[Dataset rows]
>> Start

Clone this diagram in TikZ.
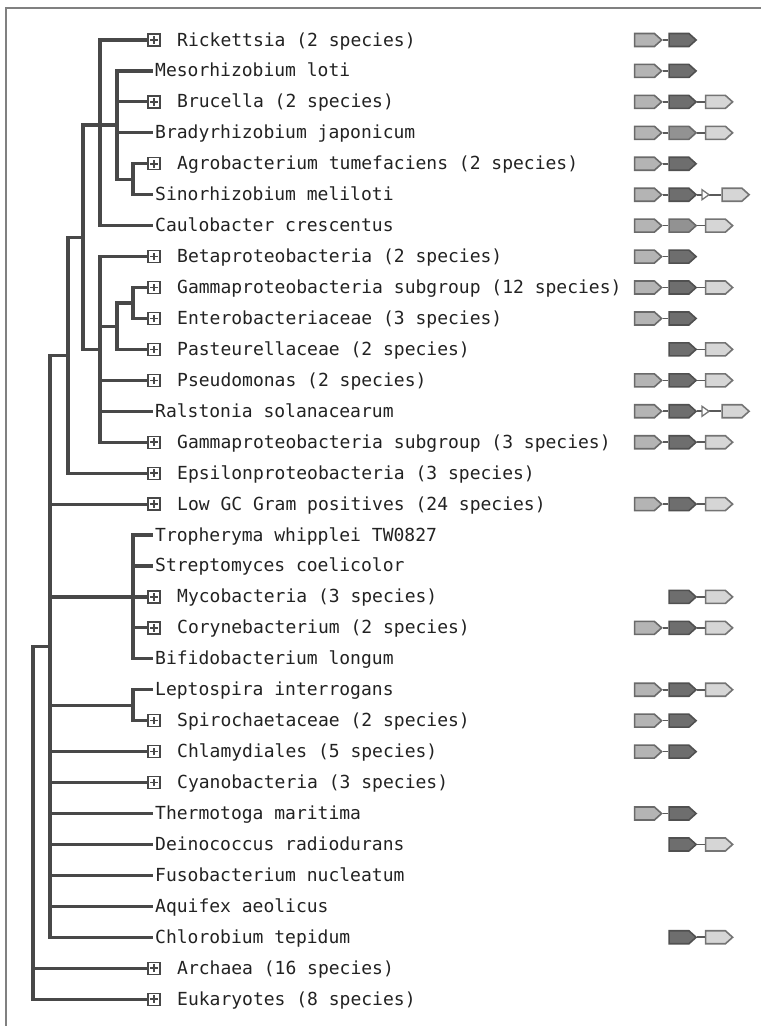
\documentclass[tikz,border=0pt]{standalone}
\usepackage{fontspec}
\setmonofont{DejaVu Sans Mono}
\usetikzlibrary{shapes.symbols}
\definecolor{treec}{HTML}{484848}
\definecolor{textc}{HTML}{222222}
\definecolor{framec}{HTML}{808080}
\definecolor{gAf}{HTML}{B4B4B4}
\definecolor{gAd}{HTML}{6A6A6A}
\definecolor{gBf}{HTML}{6E6E6E}
\definecolor{gBd}{HTML}{505050}
\definecolor{gLf}{HTML}{929292}
\definecolor{gCf}{HTML}{D6D6D6}
\definecolor{gCd}{HTML}{747474}
\definecolor{glc}{HTML}{5A5A5A}
\tikzset{
  brh/.style={draw=treec, line width=3.2pt, line cap=butt},
  brv/.style={draw=treec, line width=3.2pt, line cap=rect},
  lab/.style={anchor=west, inner sep=0pt, text height=13pt, text depth=1pt,
    font=\ttfamily\fontsize{18}{20}\selectfont, text=textc},
  pbox/.style={draw=treec, line width=1.3pt, minimum size=12pt, inner sep=0pt, fill=white,
    path picture={\draw[treec, line width=1.5pt]
      ([xshift=-3.8pt]path picture bounding box.center) -- ([xshift=3.8pt]path picture bounding box.center)
      ([yshift=-3.8pt]path picture bounding box.center) -- ([yshift=3.8pt]path picture bounding box.center);}},
  gene/.style={shape=signal, signal to=east, signal pointer angle=84, minimum width=27pt,
    minimum height=13pt, inner sep=0pt, line width=1.6pt},
  gA/.style={gene, fill=gAf, draw=gAd},
  gB/.style={gene, fill=gBf, draw=gBd},
  gL/.style={gene, fill=gLf, draw=gAd},
  gC/.style={gene, fill=gCf, draw=gCd},
  gl/.style={draw=glc, line width=1.6pt},
  gtri/.style={draw=gCd, line width=1.3pt, fill=white, line join=miter},
}
\newcommand\gab[2]{\node[gA] (#1a) at (644.5,#2) {}; \node[gB] (#1b) at (679,#2) {};
  \draw[gl] (#1a.east) -- (#1b.west);}
\newcommand\gaLc[2]{\node[gA] (#1a) at (644.5,#2) {}; \node[gL] (#1b) at (679,#2) {};
  \node[gC] (#1c) at (715.5,#2) {};
  \draw[gl] (#1a.east) -- (#1b.west); \draw[gl] (#1b.east) -- (#1c.west);}
\newcommand\gabc[2]{\gab{#1}{#2} \node[gC] (#1c) at (715.5,#2) {};
  \draw[gl] (#1b.east) -- (#1c.west);}
\newcommand\gbc[2]{\node[gB] (#1b) at (679,#2) {}; \node[gC] (#1c) at (715.5,#2) {};
  \draw[gl] (#1b.east) -- (#1c.west);}
\newcommand\gabtc[2]{\gab{#1}{#2} \coordinate (#1t) at (702,#2); \node[gC] (#1c) at (732,#2) {};
  \draw[gl] (#1b.east) -- (#1t); \draw[gl] ([xshift=7pt]#1t) -- (#1c.west);
  \draw[gtri] (#1t) -- ++(0,-5) -- ++(7,5) -- ++(-7,5) -- cycle;}
% boxed leaf: name, y, text
\newcommand\bleaf[3]{\node[pbox] (#1B) at (154,#2) {}; \node[lab] (#1) at (177,#2) {#3};}
\newcommand\leaf[3]{\node[lab] (#1) at (155,#2) {#3};}
\begin{document}
\begin{tikzpicture}[x=1pt,y=-1pt]
\useasboundingbox (0,0) rectangle (761,1026);
\draw[framec, line width=2pt] (6,1026) -- (6,8) -- (761,8);

% internal nodes
\coordinate (C) at (133,179.23);
\coordinate (B) at (117,125.09);
\coordinate (A) at (100,125.09);
\coordinate (F) at (133,302.99);
\coordinate (E) at (117,326.2);
\coordinate (D) at (100,349.4);
\coordinate (G) at (83,237.25);
\coordinate (H) at (68,355.2);
\coordinate (J) at (133,596.92);
\coordinate (K) at (133,705.21);
\coordinate (I) at (50,646.2);
\coordinate (R) at (33,646.2);

% leaves
\bleaf{ric}{40}{Rickettsia (2 species)}
\leaf{mes}{70.94}{Mesorhizobium loti}
\bleaf{bru}{101.88}{Brucella (2 species)}
\leaf{bra}{132.82}{Bradyrhizobium japonicum}
\bleaf{agr}{163.76}{Agrobacterium tumefaciens (2 species)}
\leaf{sin}{194.70}{Sinorhizobium meliloti}
\leaf{cau}{225.64}{Caulobacter crescentus}
\bleaf{bet}{256.58}{Betaproteobacteria (2 species)}
\bleaf{gtw}{287.52}{Gammaproteobacteria subgroup (12 species)}
\bleaf{ent}{318.46}{Enterobacteriaceae (3 species)}
\bleaf{pas}{349.40}{Pasteurellaceae (2 species)}
\bleaf{pse}{380.34}{Pseudomonas (2 species)}
\leaf{ral}{411.28}{Ralstonia solanacearum}
\bleaf{gth}{442.22}{Gammaproteobacteria subgroup (3 species)}
\bleaf{eps}{473.16}{Epsilonproteobacteria (3 species)}
\bleaf{low}{504.10}{Low GC Gram positives (24 species)}
\leaf{tro}{535.04}{Tropheryma whipplei TW0827}
\leaf{str}{565.98}{Streptomyces coelicolor}
\bleaf{myc}{596.92}{Mycobacteria (3 species)}
\bleaf{cor}{627.86}{Corynebacterium (2 species)}
\leaf{bif}{658.80}{Bifidobacterium longum}
\leaf{lep}{689.74}{Leptospira interrogans}
\bleaf{spi}{720.68}{Spirochaetaceae (2 species)}
\bleaf{chl}{751.62}{Chlamydiales (5 species)}
\bleaf{cya}{782.56}{Cyanobacteria (3 species)}
\leaf{the}{813.50}{Thermotoga maritima}
\leaf{dei}{844.44}{Deinococcus radiodurans}
\leaf{fus}{875.38}{Fusobacterium nucleatum}
\leaf{aqu}{906.32}{Aquifex aeolicus}
\leaf{chb}{937.26}{Chlorobium tepidum}
\bleaf{arc}{968.20}{Archaea (16 species)}
\bleaf{euk}{999.14}{Eukaryotes (8 species)}

% verticals
\draw[brv] (C |- agr) -- (C |- sin);
\draw[brv] (B |- mes) -- (B |- C);
\draw[brv] (A |- ric) -- (A |- cau);
\draw[brv] (F |- gtw) -- (F |- ent);
\draw[brv] (E |- F) -- (E |- pas);
\draw[brv] (D |- bet) -- (D |- gth);
\draw[brv] (G |- A) -- (G |- D);
\draw[brv] (H |- G) -- (H |- eps);
\draw[brv] (J |- tro) -- (J |- bif);
\draw[brv] (K |- lep) -- (K |- spi);
\draw[brv] (I |- H) -- (I |- chb);
\draw[brv] (R |- I) -- (R |- euk);

% internal horizontals
\draw[brh] (B |- C) -- (C);
\draw[brh] (A |- B) -- (B);
\draw[brh] (G |- A) -- (A);
\draw[brh] (E |- F) -- (F);
\draw[brh] (D |- E) -- (E);
\draw[brh] (G |- D) -- (D);
\draw[brh] (H |- G) -- (G);
\draw[brh] (I |- H) -- (H);
\draw[brh] (I |- J) -- (J);
\draw[brh] (I |- K) -- (K);
\draw[brh] (R |- I) -- (I);

% leaf horizontals
\draw[brh] (A |- ricB) -- (ricB.west);
\draw[brh, shorten >=2pt] (B |- mes) -- (mes.west);
\draw[brh] (B |- bruB) -- (bruB.west);
\draw[brh, shorten >=2pt] (B |- bra) -- (bra.west);
\draw[brh] (C |- agrB) -- (agrB.west);
\draw[brh, shorten >=2pt] (C |- sin) -- (sin.west);
\draw[brh, shorten >=2pt] (A |- cau) -- (cau.west);
\draw[brh] (D |- betB) -- (betB.west);
\draw[brh] (F |- gtwB) -- (gtwB.west);
\draw[brh] (F |- entB) -- (entB.west);
\draw[brh] (E |- pasB) -- (pasB.west);
\draw[brh] (D |- pseB) -- (pseB.west);
\draw[brh, shorten >=2pt] (D |- ral) -- (ral.west);
\draw[brh] (D |- gthB) -- (gthB.west);
\draw[brh] (H |- epsB) -- (epsB.west);
\draw[brh] (I |- lowB) -- (lowB.west);
\draw[brh, shorten >=2pt] (J |- tro) -- (tro.west);
\draw[brh, shorten >=2pt] (J |- str) -- (str.west);
\draw[brh] (J |- mycB) -- (mycB.west);
\draw[brh] (J |- corB) -- (corB.west);
\draw[brh, shorten >=2pt] (J |- bif) -- (bif.west);
\draw[brh, shorten >=2pt] (K |- lep) -- (lep.west);
\draw[brh] (K |- spiB) -- (spiB.west);
\draw[brh] (I |- chlB) -- (chlB.west);
\draw[brh] (I |- cyaB) -- (cyaB.west);
\draw[brh, shorten >=2pt] (I |- the) -- (the.west);
\draw[brh, shorten >=2pt] (I |- dei) -- (dei.west);
\draw[brh, shorten >=2pt] (I |- fus) -- (fus.west);
\draw[brh, shorten >=2pt] (I |- aqu) -- (aqu.west);
\draw[brh, shorten >=2pt] (I |- chb) -- (chb.west);
\draw[brh] (R |- arcB) -- (arcB.west);
\draw[brh] (R |- eukB) -- (eukB.west);

% gene clusters
\gab{xric}{40}
\gab{xmes}{70.94}
\gabc{xbru}{101.88}
\gaLc{xbra}{132.82}
\gab{xagr}{163.76}
\gabtc{xsin}{194.70}
\gaLc{xcau}{225.64}
\gab{xbet}{256.58}
\gabc{xgtw}{287.52}
\gab{xent}{318.46}
\gbc{xpas}{349.40}
\gabc{xpse}{380.34}
\gabtc{xral}{411.28}
\gabc{xgth}{442.22}
\gabc{xlow}{504.10}
\gbc{xmyc}{596.92}
\gabc{xcor}{627.86}
\gabc{xlep}{689.74}
\gab{xspi}{720.68}
\gab{xchl}{751.62}
\gab{xthe}{813.50}
\gbc{xdei}{844.44}
\gbc{xchb}{937.26}
\end{tikzpicture}
\end{document}
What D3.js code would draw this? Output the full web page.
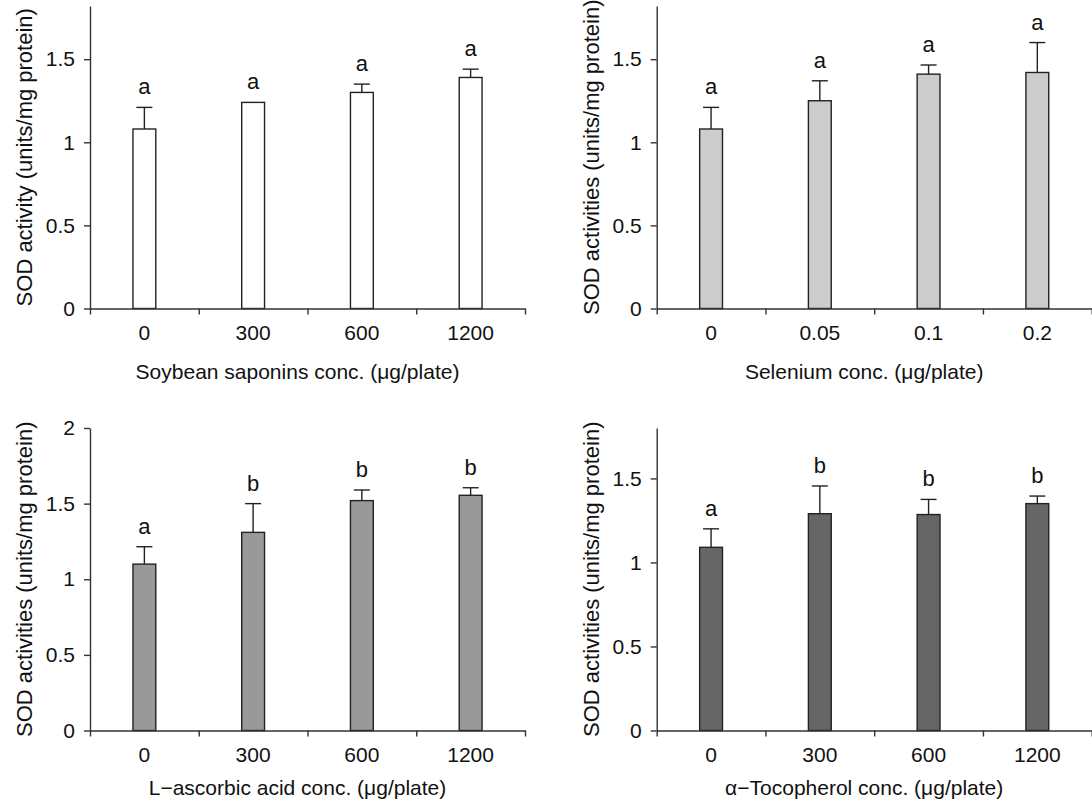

>> End

How many lines in the records above contain the word "this"? Give only the number.

▶ **Written answer**
2